• **STATED PROBLEM**
Return the listing below verbatim. Pictures do not belong in the copy.

• **MATERIAL FOR THIS EXERCISE**
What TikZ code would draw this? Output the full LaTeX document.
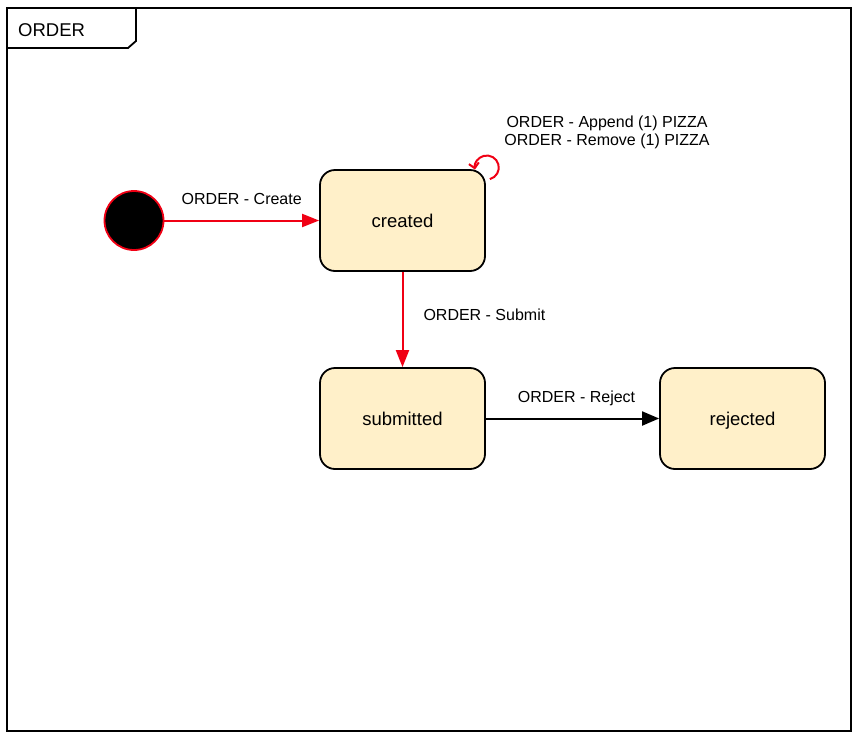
\documentclass[tikz,border=0pt]{standalone}
\usepackage{fontspec}
\setmainfont{Liberation Sans}
\usetikzlibrary{arrows.meta}
\definecolor{statefill}{RGB}{255,240,201}
\definecolor{edgered}{RGB}{240,0,20}
\begin{document}
\begin{tikzpicture}[x=1pt,y=-1pt,
  statebox/.style={draw=black,line width=1.8pt,fill=statefill,rounded corners=15pt,
    minimum width=165pt,minimum height=101pt,inner sep=0pt,text height=13.2pt,text depth=0pt,
    font=\fontsize{18.5}{22}\selectfont},
  lbl/.style={font=\fontsize{16}{19}\selectfont,inner sep=0pt,text depth=0pt},
  redarrow/.style={draw=edgered,line width=2pt,-{Triangle[length=17pt,width=13pt]}},
  blackarrow/.style={draw=black,line width=2pt,-{Triangle[length=17pt,width=14pt]}},
  looparrow/.style={draw=edgered,line width=2pt,-{Straight Barb[length=5pt,width=10pt]}}]
\useasboundingbox (0,0) rectangle (860,737);
% frame
\draw[line width=1.8pt] (7,8) rectangle (851,731);
\draw[line width=1.8pt] (7,48) -- (128,48) -- (136,41) -- (136,8);
\node[font=\fontsize{18.5}{22}\selectfont,inner sep=0pt,anchor=west] (title) at (18,30) {ORDER};
% states
\node[circle,draw=edgered,fill=black,line width=1.8pt,minimum size=59pt,inner sep=0pt] (init) at (134,220.5) {};
\node[statebox] (created) at (402.5,220.5) {created};
\node[statebox] (submitted) at (402.5,418.5) {submitted};
\node[statebox] (rejected) at (742.5,418.5) {rejected};
% transitions
\draw[redarrow] (init) -- node[lbl,above=15pt] (lcreate) {ORDER - Create} (created);
\draw[redarrow] (created) -- node[lbl,right=20pt,pos=0.45] (lsubmit) {ORDER - Submit} (submitted);
\draw[blackarrow] (submitted) -- node[lbl,above=15pt,xshift=4pt] (lreject) {ORDER - Reject} (rejected);
\coordinate (loopstart) at ([shift={(4,10)}]created.north east);
\draw[looparrow] (loopstart) arc (75:-190:12);
\node[lbl,align=center,font=\fontsize{16}{18}\selectfont] (lloop) at (607,131) {ORDER - Append (1) PIZZA\\ORDER - Remove (1) PIZZA};
\end{tikzpicture}
\end{document}
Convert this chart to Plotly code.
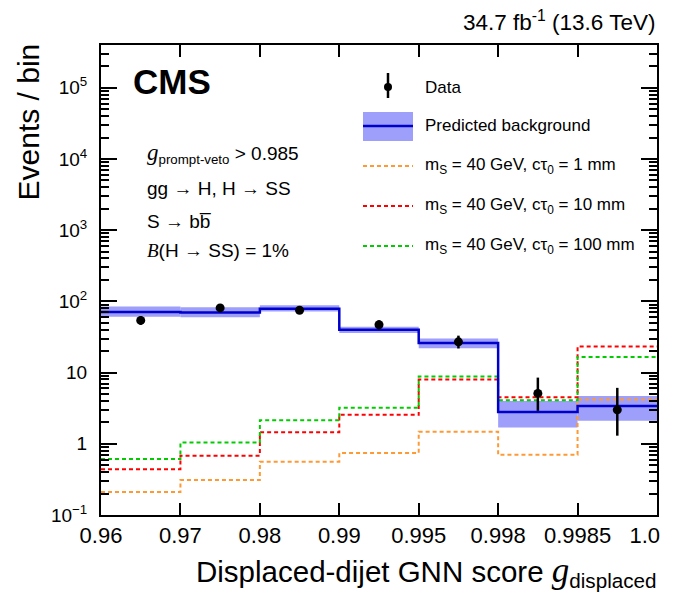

• **REPLY**
What TikZ code would draw this? Output the full LaTeX document.
\documentclass[tikz,border=0pt]{standalone}
\usepackage{fontspec}
\setmainfont{Liberation Sans}
\usetikzlibrary{arrows.meta}
\definecolor{statefill}{RGB}{255,240,201}
\definecolor{edgered}{RGB}{240,0,20}
\begin{document}
\begin{tikzpicture}[x=1pt,y=-1pt,
  statebox/.style={draw=black,line width=1.8pt,fill=statefill,rounded corners=15pt,
    minimum width=165pt,minimum height=101pt,inner sep=0pt,text height=13.2pt,text depth=0pt,
    font=\fontsize{18.5}{22}\selectfont},
  lbl/.style={font=\fontsize{16}{19}\selectfont,inner sep=0pt,text depth=0pt},
  redarrow/.style={draw=edgered,line width=2pt,-{Triangle[length=17pt,width=13pt]}},
  blackarrow/.style={draw=black,line width=2pt,-{Triangle[length=17pt,width=14pt]}},
  looparrow/.style={draw=edgered,line width=2pt,-{Straight Barb[length=5pt,width=10pt]}}]
\useasboundingbox (0,0) rectangle (860,737);
% frame
\draw[line width=1.8pt] (7,8) rectangle (851,731);
\draw[line width=1.8pt] (7,48) -- (128,48) -- (136,41) -- (136,8);
\node[font=\fontsize{18.5}{22}\selectfont,inner sep=0pt,anchor=west] (title) at (18,30) {ORDER};
% states
\node[circle,draw=edgered,fill=black,line width=1.8pt,minimum size=59pt,inner sep=0pt] (init) at (134,220.5) {};
\node[statebox] (created) at (402.5,220.5) {created};
\node[statebox] (submitted) at (402.5,418.5) {submitted};
\node[statebox] (rejected) at (742.5,418.5) {rejected};
% transitions
\draw[redarrow] (init) -- node[lbl,above=15pt] (lcreate) {ORDER - Create} (created);
\draw[redarrow] (created) -- node[lbl,right=20pt,pos=0.45] (lsubmit) {ORDER - Submit} (submitted);
\draw[blackarrow] (submitted) -- node[lbl,above=15pt,xshift=4pt] (lreject) {ORDER - Reject} (rejected);
\coordinate (loopstart) at ([shift={(4,10)}]created.north east);
\draw[looparrow] (loopstart) arc (75:-190:12);
\node[lbl,align=center,font=\fontsize{16}{18}\selectfont] (lloop) at (607,131) {ORDER - Append (1) PIZZA\\ORDER - Remove (1) PIZZA};
\end{tikzpicture}
\end{document}
Convert this chart to Plotly code.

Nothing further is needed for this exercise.